• _WHAT IS BEING ASKED_: Will you output the lines between the ones holding "Convert this chart to Observable Plot code." and "const zTicks = [4, 8, 16, 32, 64];", inclusive, exactly as they stand, and only those lines, with the pictures left out?

• _LISTED RECORDS_:
---------------

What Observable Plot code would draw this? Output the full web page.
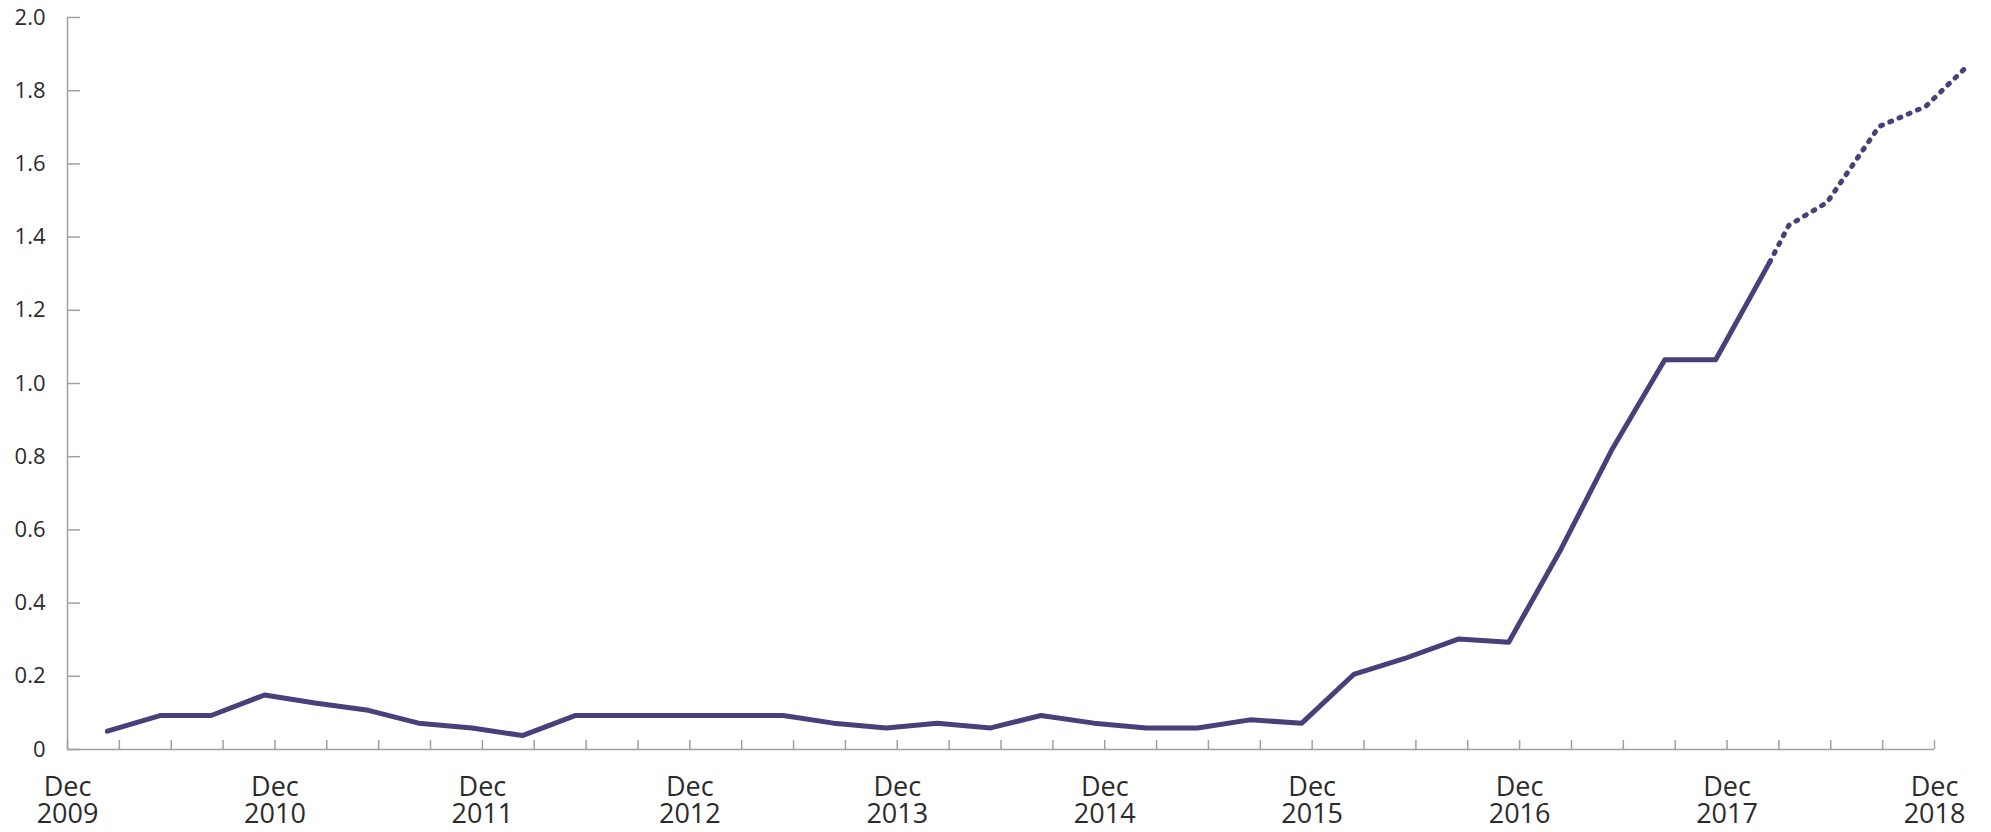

---------------

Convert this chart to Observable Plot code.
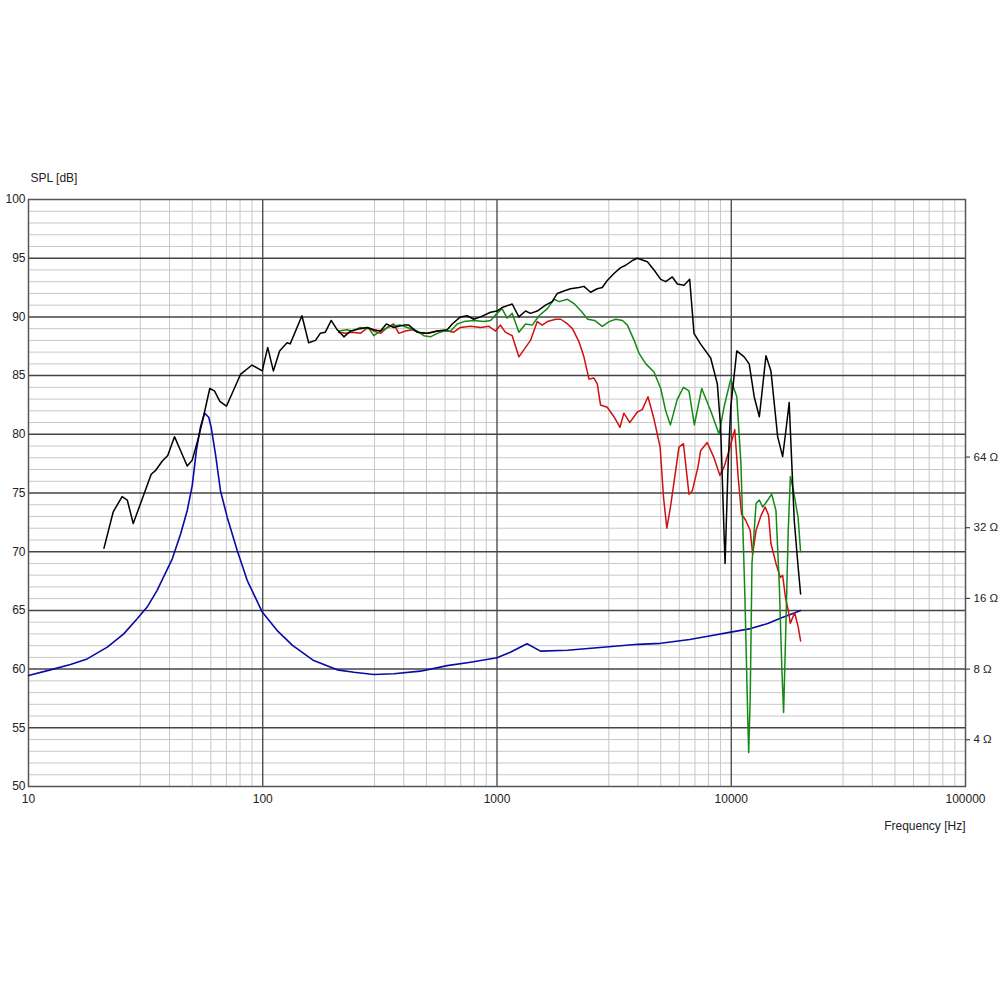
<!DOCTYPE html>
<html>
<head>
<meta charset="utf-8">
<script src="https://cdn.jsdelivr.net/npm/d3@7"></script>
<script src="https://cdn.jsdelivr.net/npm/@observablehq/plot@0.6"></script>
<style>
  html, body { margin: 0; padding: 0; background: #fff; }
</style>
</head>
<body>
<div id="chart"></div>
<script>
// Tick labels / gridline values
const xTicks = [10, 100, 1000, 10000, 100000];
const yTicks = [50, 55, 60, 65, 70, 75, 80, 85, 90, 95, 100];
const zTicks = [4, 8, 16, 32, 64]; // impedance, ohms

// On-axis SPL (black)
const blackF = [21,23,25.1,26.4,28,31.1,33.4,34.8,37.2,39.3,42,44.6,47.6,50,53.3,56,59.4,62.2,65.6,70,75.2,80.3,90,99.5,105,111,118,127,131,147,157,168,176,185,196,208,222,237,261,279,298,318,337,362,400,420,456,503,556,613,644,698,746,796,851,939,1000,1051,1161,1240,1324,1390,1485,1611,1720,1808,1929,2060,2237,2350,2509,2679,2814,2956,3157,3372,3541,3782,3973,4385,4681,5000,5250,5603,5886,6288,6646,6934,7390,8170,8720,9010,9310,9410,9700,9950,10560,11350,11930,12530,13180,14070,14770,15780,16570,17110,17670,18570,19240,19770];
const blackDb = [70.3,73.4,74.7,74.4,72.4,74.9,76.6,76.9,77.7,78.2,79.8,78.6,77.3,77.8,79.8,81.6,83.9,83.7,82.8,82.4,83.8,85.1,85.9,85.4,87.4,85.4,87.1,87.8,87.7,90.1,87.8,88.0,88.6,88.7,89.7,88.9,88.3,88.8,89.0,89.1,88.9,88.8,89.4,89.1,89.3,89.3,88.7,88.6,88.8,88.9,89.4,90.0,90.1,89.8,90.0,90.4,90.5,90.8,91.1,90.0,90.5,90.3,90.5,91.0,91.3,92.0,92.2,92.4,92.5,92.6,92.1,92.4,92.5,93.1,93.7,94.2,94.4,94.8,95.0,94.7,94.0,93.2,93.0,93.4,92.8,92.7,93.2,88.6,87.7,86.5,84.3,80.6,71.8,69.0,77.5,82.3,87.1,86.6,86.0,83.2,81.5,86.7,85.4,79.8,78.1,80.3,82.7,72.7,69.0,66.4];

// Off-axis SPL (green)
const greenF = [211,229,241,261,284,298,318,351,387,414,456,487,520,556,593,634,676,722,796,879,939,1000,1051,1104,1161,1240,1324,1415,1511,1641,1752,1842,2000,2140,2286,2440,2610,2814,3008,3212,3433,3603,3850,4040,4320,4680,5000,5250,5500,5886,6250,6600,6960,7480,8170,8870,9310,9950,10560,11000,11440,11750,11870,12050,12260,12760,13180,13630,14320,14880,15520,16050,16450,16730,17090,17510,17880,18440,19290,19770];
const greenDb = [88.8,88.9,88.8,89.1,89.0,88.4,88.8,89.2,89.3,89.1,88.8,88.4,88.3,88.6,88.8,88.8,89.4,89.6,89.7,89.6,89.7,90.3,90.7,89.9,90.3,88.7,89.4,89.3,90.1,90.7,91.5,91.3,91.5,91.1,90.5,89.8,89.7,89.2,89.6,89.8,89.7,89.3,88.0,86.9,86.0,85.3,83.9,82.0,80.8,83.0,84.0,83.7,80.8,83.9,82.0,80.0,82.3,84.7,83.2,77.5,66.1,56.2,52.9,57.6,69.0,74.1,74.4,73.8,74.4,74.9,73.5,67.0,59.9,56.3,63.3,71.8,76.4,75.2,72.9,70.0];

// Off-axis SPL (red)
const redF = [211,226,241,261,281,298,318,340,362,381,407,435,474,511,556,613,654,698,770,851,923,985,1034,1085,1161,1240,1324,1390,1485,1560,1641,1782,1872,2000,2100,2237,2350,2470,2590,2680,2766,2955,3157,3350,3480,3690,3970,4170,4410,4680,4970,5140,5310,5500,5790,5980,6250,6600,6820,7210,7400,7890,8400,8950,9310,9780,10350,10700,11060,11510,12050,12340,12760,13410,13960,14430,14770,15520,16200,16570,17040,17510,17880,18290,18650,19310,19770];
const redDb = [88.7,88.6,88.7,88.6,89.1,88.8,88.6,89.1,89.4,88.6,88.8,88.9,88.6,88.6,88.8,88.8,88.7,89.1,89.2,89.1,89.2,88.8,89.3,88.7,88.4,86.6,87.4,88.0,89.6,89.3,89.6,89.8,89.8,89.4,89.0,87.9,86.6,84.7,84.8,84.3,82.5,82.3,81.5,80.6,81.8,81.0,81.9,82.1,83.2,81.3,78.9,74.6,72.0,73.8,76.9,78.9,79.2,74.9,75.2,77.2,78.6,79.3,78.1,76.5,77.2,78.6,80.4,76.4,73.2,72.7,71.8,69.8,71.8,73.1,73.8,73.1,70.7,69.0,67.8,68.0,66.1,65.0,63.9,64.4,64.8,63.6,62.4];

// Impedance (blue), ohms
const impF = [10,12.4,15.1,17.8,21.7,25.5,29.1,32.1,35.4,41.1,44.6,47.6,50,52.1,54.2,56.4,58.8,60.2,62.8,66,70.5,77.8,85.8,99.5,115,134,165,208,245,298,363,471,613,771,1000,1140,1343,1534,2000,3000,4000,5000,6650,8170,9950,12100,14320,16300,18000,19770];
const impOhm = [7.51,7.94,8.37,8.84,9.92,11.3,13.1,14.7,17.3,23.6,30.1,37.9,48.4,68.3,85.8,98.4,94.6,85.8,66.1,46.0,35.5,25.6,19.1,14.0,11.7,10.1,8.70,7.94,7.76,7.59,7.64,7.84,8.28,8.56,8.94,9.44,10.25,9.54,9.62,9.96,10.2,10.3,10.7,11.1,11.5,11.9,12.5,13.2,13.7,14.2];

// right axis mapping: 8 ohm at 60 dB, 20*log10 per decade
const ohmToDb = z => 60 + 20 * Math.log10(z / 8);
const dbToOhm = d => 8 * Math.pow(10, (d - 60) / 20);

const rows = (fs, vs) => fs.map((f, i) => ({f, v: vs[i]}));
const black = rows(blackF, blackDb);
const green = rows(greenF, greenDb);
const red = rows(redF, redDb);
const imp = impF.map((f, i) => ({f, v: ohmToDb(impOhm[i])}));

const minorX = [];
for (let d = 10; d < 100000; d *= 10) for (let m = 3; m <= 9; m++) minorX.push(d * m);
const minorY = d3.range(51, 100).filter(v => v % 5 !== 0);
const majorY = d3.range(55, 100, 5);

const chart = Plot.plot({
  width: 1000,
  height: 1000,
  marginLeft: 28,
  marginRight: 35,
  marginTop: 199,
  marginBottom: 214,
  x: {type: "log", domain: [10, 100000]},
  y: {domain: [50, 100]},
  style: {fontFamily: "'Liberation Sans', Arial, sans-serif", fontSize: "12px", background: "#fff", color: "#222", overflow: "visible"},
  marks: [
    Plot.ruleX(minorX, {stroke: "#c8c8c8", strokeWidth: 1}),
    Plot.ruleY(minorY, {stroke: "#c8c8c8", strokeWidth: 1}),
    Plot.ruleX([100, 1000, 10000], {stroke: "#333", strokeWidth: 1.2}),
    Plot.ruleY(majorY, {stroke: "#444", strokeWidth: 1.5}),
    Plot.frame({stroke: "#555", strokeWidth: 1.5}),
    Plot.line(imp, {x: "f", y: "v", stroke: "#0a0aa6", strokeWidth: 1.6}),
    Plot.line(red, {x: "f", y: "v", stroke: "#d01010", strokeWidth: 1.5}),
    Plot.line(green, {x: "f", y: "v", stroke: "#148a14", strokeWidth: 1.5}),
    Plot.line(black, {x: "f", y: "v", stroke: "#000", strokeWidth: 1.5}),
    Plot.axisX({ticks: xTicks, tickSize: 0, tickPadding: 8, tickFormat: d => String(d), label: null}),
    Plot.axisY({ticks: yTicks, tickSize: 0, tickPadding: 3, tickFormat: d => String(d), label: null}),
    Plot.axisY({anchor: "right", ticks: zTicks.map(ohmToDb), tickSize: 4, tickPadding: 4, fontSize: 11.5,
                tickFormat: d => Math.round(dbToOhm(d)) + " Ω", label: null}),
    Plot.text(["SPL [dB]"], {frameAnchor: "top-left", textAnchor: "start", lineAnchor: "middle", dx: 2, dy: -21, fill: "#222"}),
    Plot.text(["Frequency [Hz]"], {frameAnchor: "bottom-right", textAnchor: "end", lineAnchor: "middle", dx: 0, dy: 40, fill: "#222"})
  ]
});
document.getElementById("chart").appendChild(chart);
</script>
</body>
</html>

---------------

• _RESPONSE_:
Convert this chart to Observable Plot code.
<!DOCTYPE html>
<html>
<head>
<meta charset="utf-8">
<script src="https://cdn.jsdelivr.net/npm/d3@7"></script>
<script src="https://cdn.jsdelivr.net/npm/@observablehq/plot@0.6"></script>
<style>
  html, body { margin: 0; padding: 0; background: #fff; }
</style>
</head>
<body>
<div id="chart"></div>
<script>
// Tick labels / gridline values
const xTicks = [10, 100, 1000, 10000, 100000];
const yTicks = [50, 55, 60, 65, 70, 75, 80, 85, 90, 95, 100];
const zTicks = [4, 8, 16, 32, 64]; // impedance, ohms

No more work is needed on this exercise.